By Elliot Ritzema
When I hear the word adventure, sometimes I think of activities that involve physical risk, like rock climbing or skydiving. Or sometimes I think of Bilbo Baggins’s first reaction when Gandalf told him he was looking for someone to share in an adventure at the start of The Hobbit: “Nasty disturbing uncomfortable things! Make you late for dinner!” Adventures can appear fun on a screen or in a book, but when faced with the opportunity for one in real life, I too often balk at first. My desire for comfort and security can sometimes be a way I resist Jesus’s call to follow Him.
In a way, we could see Galatians as Paul’s response to the temptation to play it safe and avoid what seemed risky. Throughout the letter, he opposed the idea that submission to the law is the only way to conquer the flesh—which is best understood as life according to the values and desires of the present age that oppose God.
Instead, Paul said that the desires of the flesh and living enslaved to the law are both opposed to life in Christ. Trying to live according to the law is inadequate to defeat the flesh; it is only living according to the Spirit that can do that.

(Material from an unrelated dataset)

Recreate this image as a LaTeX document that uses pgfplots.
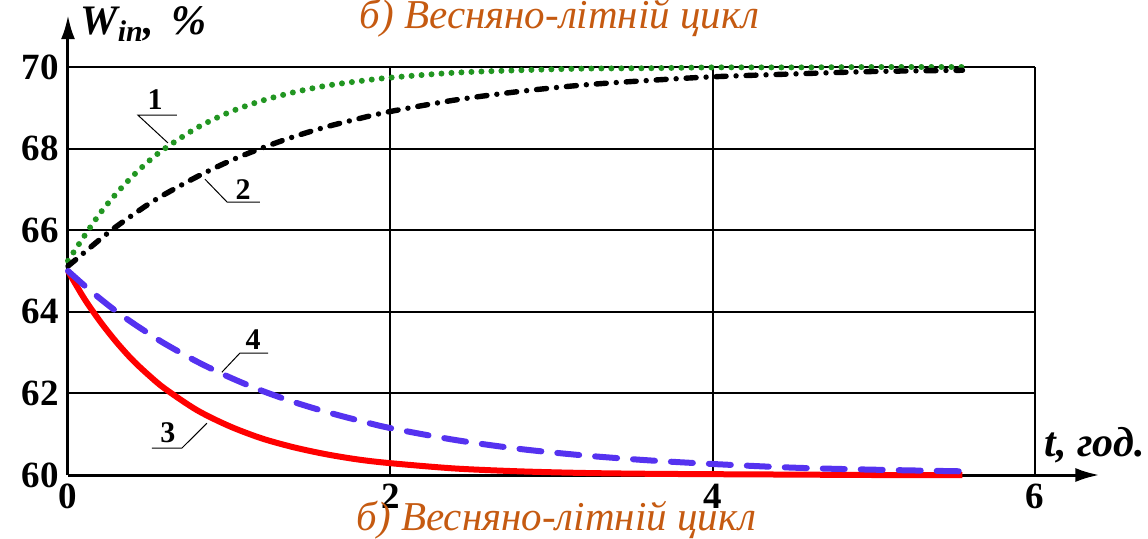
\documentclass[border=0pt]{standalone}
\usepackage{fontspec}
\setmainfont{Liberation Serif}
\usepackage{pgfplots}
\pgfplotsset{compat=1.18}
\usetikzlibrary{arrows.meta}
\definecolor{cgreen}{RGB}{34,150,34}
\definecolor{cblue}{RGB}{85,50,240}
\definecolor{corange}{RGB}{197,90,17}
\begin{document}
\begin{tikzpicture}
\useasboundingbox (-34pt,-31.5pt) rectangle (540pt,237.5pt);
\begin{axis}[
  at={(0,0)}, anchor=south west,
  scale only axis, width=483.5pt, height=204pt,
  xmin=0, xmax=6, ymin=60, ymax=70,
  xtick={0,2,4,6}, ytick={60,62,64,66,68,70},
  grid=major, grid style={black, line width=1pt},
  axis lines=left, axis line style={line width=1.5pt, -},
  major tick length=0pt,
  clip=false,
  /pgf/number format/assume math mode=true,
  ticklabel style={font=\fontsize{18.5}{20}\selectfont\bfseries},
  xticklabel style={yshift=-1pt},
  yticklabel style={xshift=-1pt},
]
% curve 1 (green dotted)
\addplot[cgreen, line width=3pt, line cap=round, dash pattern=on 0pt off 5pt, smooth] coordinates {
(0,65.25)(0.1,65.85)(0.2,66.42)(0.3,66.90)(0.4,67.32)(0.5,67.69)(0.6,68.00)(0.8,68.51)(1.0,68.89)(1.2,69.17)(1.4,69.38)(1.6,69.54)(1.8,69.65)(2.0,69.74)(2.4,69.86)(2.8,69.92)(3.2,69.96)(3.6,69.97)(4.0,69.99)(4.5,69.99)(5.0,70.0)(5.55,70.0)};
% curve 2 (black dash-dot)
\addplot[black, line width=2.7pt, line cap=round, dash pattern=on 5pt off 5pt on 0pt off 5pt, smooth] coordinates {
(0,65.12)(0.1,65.45)(0.2,65.78)(0.3,66.09)(0.4,66.37)(0.5,66.64)(0.6,66.88)(0.8,67.31)(1.0,67.69)(1.2,68.01)(1.4,68.29)(1.6,68.53)(1.8,68.73)(2.0,68.91)(2.4,69.19)(2.8,69.40)(3.2,69.56)(3.6,69.67)(4.0,69.76)(4.5,69.83)(5.0,69.89)(5.55,69.92)};
% curve 3 (red solid)
\addplot[red, line width=3pt, smooth] coordinates {
(0,65.00)(0.1,64.33)(0.2,63.76)(0.3,63.26)(0.4,62.82)(0.5,62.45)(0.6,62.12)(0.8,61.59)(1.0,61.20)(1.2,60.90)(1.4,60.68)(1.6,60.51)(1.8,60.38)(2.0,60.29)(2.4,60.16)(2.8,60.09)(3.2,60.05)(3.6,60.03)(4.0,60.02)(4.5,60.01)(5.0,60.0)(5.55,60.0)};
% curve 4 (blue dashed)
\addplot[cblue, line width=3pt, line cap=round, dash pattern=on 11pt off 8pt, smooth] coordinates {
(0,65.00)(0.1,64.65)(0.2,64.32)(0.3,64.01)(0.4,63.73)(0.5,63.47)(0.6,63.22)(0.8,62.78)(1.0,62.40)(1.2,62.07)(1.4,61.79)(1.6,61.55)(1.8,61.34)(2.0,61.15)(2.4,60.86)(2.8,60.64)(3.2,60.48)(3.6,60.36)(4.0,60.27)(4.5,60.18)(5.0,60.13)(5.55,60.09)};
% axis arrows
\draw[line width=1.5pt, -{Latex[length=12pt,width=7pt]}] (axis cs:0,69.9) -- (axis cs:0,71.27);
\draw[line width=1.5pt, -{Latex[length=12pt,width=7pt]}] (axis cs:5.9,60) -- (axis cs:6.40,60);
% axis labels
\node[anchor=west, inner sep=0pt, font=\fontsize{21}{22}\selectfont\bfseries\itshape] at (axis cs:0.075,71.05) {W\textsubscript{\fontsize{15}{15}\selectfont in}, \,\%};
\node[font=\fontsize{21}{22}\selectfont\bfseries\itshape] at (axis cs:6.37,60.74) {t, год.};
% titles
\node[anchor=base, text=corange, font=\fontsize{20.5}{22}\selectfont\itshape] at (axis cs:3.05,70.94) {б) Весняно-літній цикл};
\node[anchor=base, text=corange, font=\fontsize{20.5}{22}\selectfont\itshape] at (axis cs:3.03,58.65) {б) Весняно-літній цикл};
% curve labels with leaders
\draw[line width=0.5pt] (axis cs:0.676,68.82) -- (axis cs:0.434,68.82) -- (axis cs:0.620,68.14);
\node[font=\fontsize{15}{16}\selectfont\bfseries] at (axis cs:0.54,69.19) {1};
\draw[line width=0.5pt] (axis cs:1.191,66.69) -- (axis cs:0.987,66.69) -- (axis cs:0.850,67.25);
\node[font=\fontsize{15}{16}\selectfont\bfseries] at (axis cs:1.086,66.985) {2};
\draw[line width=0.5pt] (axis cs:1.241,62.99) -- (axis cs:1.067,62.99) -- (axis cs:0.955,62.52);
\node[font=\fontsize{15}{16}\selectfont\bfseries] at (axis cs:1.148,63.31) {4};
\draw[line width=0.5pt] (axis cs:0.521,60.66) -- (axis cs:0.707,60.66) -- (axis cs:0.862,61.27);
\node[font=\fontsize{15}{16}\selectfont\bfseries] at (axis cs:0.62,61.03) {3};
\end{axis}
\end{tikzpicture}
\end{document}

Just before the start of this passage, Paul warned the Galatians not to “bite and devour one another” (Galatians 5:15), and at the end of the passage he warned them not to “become conceited, provoking one another, envying one another” (v.26). The “works of the flesh” are not exclusively sexual sins, like we might sometimes assume; in the list he provided in verses 19–21, most are relational. He was calling out the conflict-ridden behavior that the Galatians were at risk of returning to.
By presenting his list of works of the flesh in this way, I summarize Paul’s sayings as, “You don’t want to go back to this, do you? If you continue trying to be justified through law observance, you will.” Both the works of the law and the works of the flesh are in the past for disciples of Jesus.
The fruit of the Spirit also emphasizes relational harmony. It is not produced by law observance, and people who live by the Spirit live the lives the law always pointed to but was unable to produce (Galatians 3:21). This is a life of greater harmony within the people of God. And this is what makes living a life guided by the Spirit the greatest adventure.